Soy novelista, entre otras cosas, y reconozco que no lo puedo evitar y me gusta que los libros de poemas me cuenten historias. Tengo una mente narradora y siempre estoy contando historias, a los demás y a mí mismo.
Estos días he leído el último libro de poemas de Rosana Acquaroni (Madrid, 1964) "18 ciervas" (Bartleby, 2023). Conocí a Rosana hace años a través de mi amigo y tertuliano Santiago Martínez Sáenz que la invitó a la tertulia cuando la hacíamos en la Sala de Juntas de la Universidad San Pablo CEU (yo era Vicedecano entonces), siempre con alumnos. Después nos volvió a visitar en alguna ocasión más. Esto me permitió analizar "Cartografía sin mundo" (1995) y "Discordia de los dóciles" (2011) y más tarde "La casa grande" (2018), libro con el que inicia una mirada hacia sí misma sin olvidarse de crear literatura. Y algo similar observo con su último libro publicado, "18 ciervas", donde además de hablarnos de un amor otoñal, íntimo, particular, cotidiano, lo sitúa en un contexto universal. Y este es el primer aspecto que me gustaría destacar del libro. La temática y los motivos de cualquier texto literario pueden abordar asuntos muy personales, pero si no son elevados a la categoría universal, entonces la literatura de calidad, la que permanece, se habrá quedado por el camino. Esas ciervas del título nos transportan a una cueva prehistórica del norte de España y de esa forma "construye" una literatura donde se mezclan los estilos sintácticos a partir del mismo contenido semántico de toda la historia de la humanidad, el amor.
Ante lo eterno o inmutable, surge la idea de modernidad a partir de lo que se puede considerar transitorio, fugaz y contingente, como diría Baudelaire en su obra "El pintor de la vida moderna" (1863). Hoy hablaríamos de posmodernidad e incluso poscontemporaneidad y llevaríamos esos adjetivos aún más al extremo. Mientras leía el libro de Acquaroni pensaba en los objetivos del arte y la literatura con la idea de rescatar o separar, precisamente, lo eterno de lo transitorio. A principios del siglo pasado, Proust y Benjamin repensaron las formas de entender la historia y la memoria, y en concreto el primero aludió a una memoria independiente de la inteligencia y la voluntad que llamó “memoria involuntaria”. En Benjamin, la historia permanece abierta por la naturaleza heterogénea del tiempo, en el que se llegan a producir saltos dialécticos, recuerdos y actualizaciones del pasado y presencias de diferentes temporalidades en el presente.

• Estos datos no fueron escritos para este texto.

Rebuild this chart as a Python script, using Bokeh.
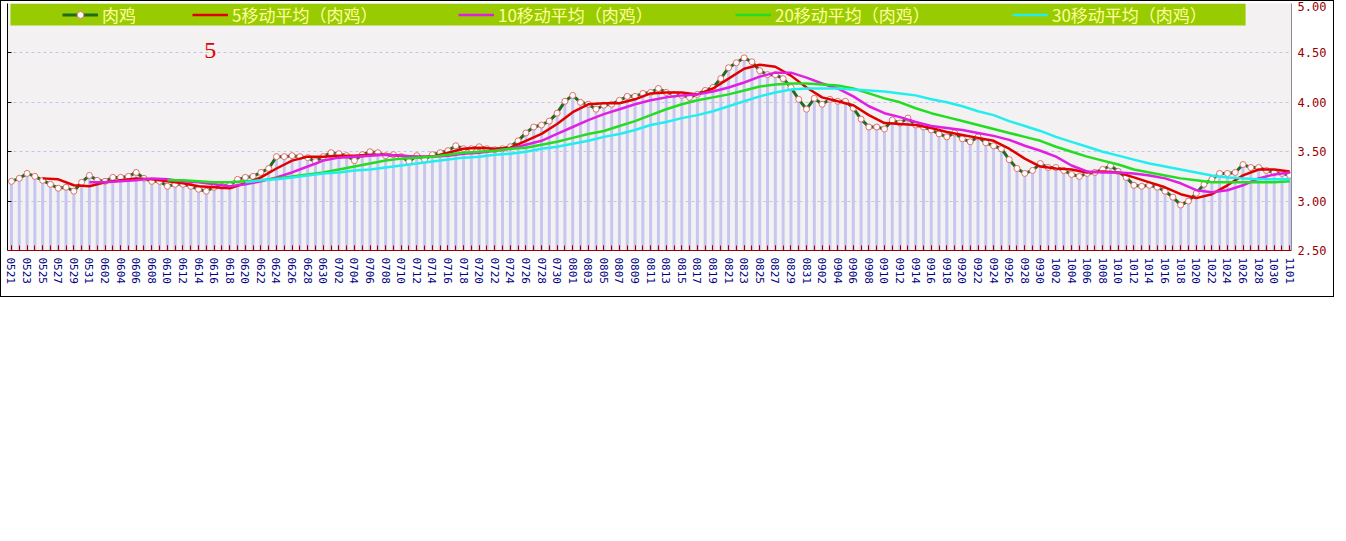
import pandas as pd
from bokeh.plotting import figure
from bokeh.models import (LinearAxis, FixedTicker, NumeralTickFormatter, BoxAnnotation,
                          Legend, LegendItem, Label, Range1d)
from bokeh.embed import file_html
from bokeh.resources import INLINE

# ---------------- data ----------------
dates = [d.strftime("%m%d") for d in pd.date_range("2018-05-21", "2018-11-01")]

chicken = [
    3.20, 3.23, 3.28, 3.25, 3.21, 3.17, 3.13, 3.14, 3.10, 3.19,
    3.26, 3.21, 3.20, 3.24, 3.24, 3.25, 3.29, 3.23, 3.20, 3.20,
    3.15, 3.17, 3.17, 3.15, 3.12, 3.10, 3.14, 3.15, 3.16, 3.22,
    3.24, 3.25, 3.29, 3.33, 3.45, 3.45, 3.46, 3.45, 3.44, 3.40,
    3.45, 3.49, 3.48, 3.46, 3.41, 3.47, 3.50, 3.49, 3.46, 3.47,
    3.45, 3.40, 3.46, 3.42, 3.47, 3.49, 3.51, 3.56, 3.53, 3.53,
    3.55, 3.53, 3.52, 3.53, 3.55, 3.61, 3.69, 3.75, 3.77, 3.81,
    3.89, 4.01, 4.07, 4.00, 3.98, 3.93, 3.97, 3.98, 4.02, 4.06,
    4.06, 4.09, 4.10, 4.14, 4.10, 4.08, 4.07, 4.05, 4.08, 4.12,
    4.15, 4.24, 4.35, 4.40, 4.45, 4.41, 4.32, 4.28, 4.28, 4.24,
    4.15, 4.03, 3.93, 4.04, 3.98, 4.03, 4.01, 4.01, 3.94, 3.83,
    3.75, 3.75, 3.73, 3.82, 3.79, 3.84, 3.77, 3.75, 3.72, 3.68,
    3.65, 3.69, 3.63, 3.60, 3.65, 3.59, 3.56, 3.53, 3.42, 3.33,
    3.28, 3.31, 3.38, 3.34, 3.34, 3.31, 3.27, 3.25, 3.28, 3.29,
    3.32, 3.36, 3.30, 3.24, 3.16, 3.15, 3.16, 3.14, 3.10, 3.04,
    2.96, 3.00, 3.08, 3.17, 3.22, 3.28, 3.28, 3.29, 3.37, 3.34,
    3.34, 3.31, 3.29, 3.28, 3.26,
]

# moving averages, read every second day starting at the given day index
ma5_start = 4
ma5 = [
    3.23, 3.22, 3.16, 3.15, 3.19, 3.21, 3.23, 3.22, 3.20, 3.18,
    3.15, 3.14, 3.13, 3.18, 3.24, 3.33, 3.41, 3.45, 3.45, 3.46,
    3.46, 3.47, 3.47, 3.46, 3.45, 3.45, 3.49, 3.53, 3.54, 3.53,
    3.54, 3.61, 3.68, 3.78, 3.90, 3.98, 3.99, 3.99, 4.03, 4.09,
    4.10, 4.10, 4.08, 4.14, 4.24, 4.34, 4.38, 4.36, 4.27, 4.15,
    4.05, 4.01, 3.97, 3.87, 3.79, 3.78, 3.77, 3.74, 3.70, 3.67,
    3.64, 3.61, 3.53, 3.43, 3.35, 3.33, 3.32, 3.29, 3.30, 3.29,
    3.24, 3.19, 3.14, 3.07, 3.03, 3.07, 3.16, 3.26, 3.32, 3.32,
    3.30,
]
ma10_start = 10
ma10 = [
    3.19, 3.19, 3.20, 3.21, 3.23, 3.22, 3.20, 3.19, 3.17, 3.15,
    3.17, 3.20, 3.24, 3.29, 3.35, 3.41, 3.44, 3.45, 3.46, 3.47,
    3.46, 3.45, 3.45, 3.46, 3.48, 3.49, 3.51, 3.53, 3.57, 3.61,
    3.68, 3.75, 3.82, 3.88, 3.93, 3.98, 4.02, 4.05, 4.07, 4.08,
    4.11, 4.15, 4.20, 4.26, 4.30, 4.30, 4.25, 4.19, 4.14, 4.06,
    3.96, 3.89, 3.85, 3.80, 3.76, 3.74, 3.72, 3.69, 3.66, 3.62,
    3.56, 3.51, 3.45, 3.36, 3.30, 3.29, 3.29, 3.28, 3.26, 3.23,
    3.18, 3.11, 3.09, 3.11, 3.16, 3.23, 3.27, 3.29,
]
ma20_start = 20
ma20 = [
    3.21, 3.21, 3.20, 3.19, 3.19, 3.20, 3.21, 3.23, 3.25, 3.27,
    3.29, 3.32, 3.35, 3.38, 3.41, 3.43, 3.44, 3.45, 3.47, 3.49,
    3.50, 3.51, 3.53, 3.54, 3.57, 3.60, 3.64, 3.68, 3.71, 3.76,
    3.81, 3.87, 3.93, 3.98, 4.02, 4.05, 4.08, 4.12, 4.16, 4.18,
    4.19, 4.19, 4.18, 4.17, 4.14, 4.09, 4.04, 4.00, 3.94, 3.89,
    3.85, 3.81, 3.77, 3.73, 3.69, 3.65, 3.61, 3.55, 3.50, 3.45,
    3.41, 3.37, 3.32, 3.29, 3.26, 3.23, 3.21, 3.19, 3.19, 3.19,
    3.19, 3.19, 3.20,
]
ma30_start = 30
ma30 = [
    3.19, 3.21, 3.22, 3.24, 3.26, 3.28, 3.29, 3.31, 3.32, 3.34,
    3.36, 3.38, 3.40, 3.42, 3.44, 3.45, 3.47, 3.48, 3.50, 3.53,
    3.55, 3.58, 3.61, 3.65, 3.68, 3.72, 3.77, 3.80, 3.84, 3.87,
    3.91, 3.96, 4.01, 4.06, 4.10, 4.13, 4.14, 4.14, 4.14, 4.13,
    4.12, 4.11, 4.09, 4.07, 4.03, 4.00, 3.96, 3.91, 3.87, 3.81,
    3.76, 3.71, 3.65, 3.60, 3.55, 3.50, 3.46, 3.42, 3.38, 3.35,
    3.32, 3.29, 3.26, 3.24, 3.23, 3.22, 3.22, 3.22,
]

legend_labels = ["肉鸡", "5移动平均（肉鸡）", "10移动平均（肉鸡）",
                 "20移动平均（肉鸡）", "30移动平均（肉鸡）"]
y_ticks = [2.5, 3.0, 3.5, 4.0, 4.5, 5.0]
grid_ticks = [3.0, 3.5, 4.0, 4.5]

# ---------------- figure ----------------
idx = list(range(len(dates)))
n = len(idx)

p = figure(width=1334, height=297,
           x_range=Range1d(-0.51, n - 1 + 0.22), y_range=Range1d(2.5, 5.0),
           y_axis_location="right",
           output_backend="svg", toolbar_location=None,
           min_border_left=6, min_border_right=44, min_border_top=2, min_border_bottom=48)
p.styles = {"border": "1px solid black"}

p.background_fill_color = "#F3F1F1"
p.border_fill_color = "white"
p.outline_line_color = None

p.xgrid.visible = False
p.ygrid.ticker = FixedTicker(ticks=grid_ticks)
p.ygrid.grid_line_color = "#C4C4E6"
p.ygrid.grid_line_dash = "3 3"
p.ygrid.grid_line_width = 1

# bars
p.vbar(x=idx, top=chicken, bottom=2.5, width=0.38, fill_color="#C6C6F0", line_color=None)

# main line + markers
main_line = p.line(idx, chicken, line_color="#1F6B1F", line_width=3)
main_pts = p.scatter(idx, chicken, size=6, fill_color="white", line_color="#E07070",
                     line_width=1)

def ma_x(start, vals):
    xs = idx[start::2]
    assert len(xs) == len(vals), (start, len(xs), len(vals))
    return xs

r5 = p.line(ma_x(ma5_start, ma5), ma5, line_color="#E00000", line_width=2.5)
r10 = p.line(ma_x(ma10_start, ma10), ma10, line_color="#E020E0", line_width=2.5)
r20 = p.line(ma_x(ma20_start, ma20), ma20, line_color="#22DD22", line_width=2.5)
r30 = p.line(ma_x(ma30_start, ma30), ma30, line_color="#22EEEE", line_width=2.5)

# axes
xa = p.xaxis[0]
xa.ticker = FixedTicker(ticks=idx[::2], minor_ticks=idx)
xa.major_label_overrides = {i: dates[i] for i in idx[::2]}
xa.major_label_orientation = "vertical"
xa.major_label_text_font = "DejaVu Sans Mono"
xa.major_label_text_font_size = "11px"
xa.major_label_text_color = "#000080"
xa.major_label_standoff = 7
xa.axis_line_color = "#A00000"
xa.major_tick_line_color = "#A00000"
xa.minor_tick_line_color = "#A00000"
xa.major_tick_in = 5
xa.major_tick_out = 0
xa.minor_tick_in = 5
xa.minor_tick_out = 0

ya = p.yaxis[0]
ya.ticker = FixedTicker(ticks=y_ticks)
ya.formatter = NumeralTickFormatter(format="0.00")
ya.major_label_text_font = "DejaVu Sans Mono"
ya.major_label_text_font_size = "12px"
ya.major_label_text_color = "#990000"
ya.major_label_standoff = 6
ya.axis_line_color = "#8C8C8C"
ya.major_tick_in = 0
ya.major_tick_out = 0
ya.minor_tick_in = 0
ya.minor_tick_out = 0

# left axis: line plus small inward ticks at the grid lines, no labels
la = LinearAxis(ticker=FixedTicker(ticks=[], minor_ticks=grid_ticks),
                major_tick_in=0, major_tick_out=0,
                minor_tick_in=4, minor_tick_out=0, axis_line_color="black",
                minor_tick_line_color="black", major_label_standoff=0)
p.add_layout(la, "left")

# legend band + one legend per series (so each sits where the reference puts it)
band = BoxAnnotation(left=-0.13, right=158.33, bottom=4.777, top=5.0,
                     fill_color="#99CC00", fill_alpha=1.0, line_color=None)
p.add_layout(band)

legend_renderers = [[main_line, main_pts], [r5], [r10], [r20], [r30]]
legend_offsets = [55, 185, 451, 728, 1005]
for lab, rends, off in zip(legend_labels, legend_renderers, legend_offsets):
    lg = Legend(items=[LegendItem(label=lab, renderers=rends)],
                orientation="horizontal", location=(off, 223),
                label_text_font="Noto Sans CJK SC", label_text_font_size="17px",
                label_text_color="#FFFFA0", glyph_width=36, glyph_height=17,
                label_height=17, label_standoff=4, padding=0, margin=0,
                background_fill_alpha=0, border_line_alpha=0)
    p.add_layout(lg)

p.add_layout(Label(x=25.5, y=4.52, text="5", text_color="#E00000",
                   text_font="Liberation Serif", text_font_size="24px",
                   text_align="center", text_baseline="middle"))

open("out.html", "w").write(file_html(p, INLINE))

Desde la perspectiva de Benjamin, el tiempo sería impuro al estar cargado de memoria y actualidad. También se presenta así en la obra de Proust, cuando el escritor o Marcel, su álter ego, inicia la busca del “tiempo perdido”, es decir de todo aquello que se encuentra olvidado en una interioridad temporal. Es la experiencia del despertar de la memoria involuntaria que sucede en un día de invierno -como en un relato de Benjamin- cuando la madre le ofrece un té y una magdalena que, como la manzana de Benjamin, son los que reavivan una serie de sensaciones que no son fáciles de controlar. O como las ciervas de una pequeña cueva dormidas en el tiempo de la memoria voluntaria y que una voluntad creadora las recupera para la vida a través del arte y de la literatura.
Pasando las páginas del libro observaba que el despertar de la voz poética intelectual se fusionaba con la experiencia que involucra a los sentidos y la propia memoria sensible. En Acquaroni esa memoria y ese despertar se lo brindan, a través de la literatura, las figuras seculares de una cierva o de 18 o de una mujer o de todas las mujeres desde los albores de la humanidad hasta estos tiempos efímeros de la posmodernidad.
El ciervo y la cierva suelen estar sujetos a multitud de depredadores, pero con Acquaroni se salvan, y gana la literatura.
Gracias por tu lectura y tu mirada, Justo. Abrazos.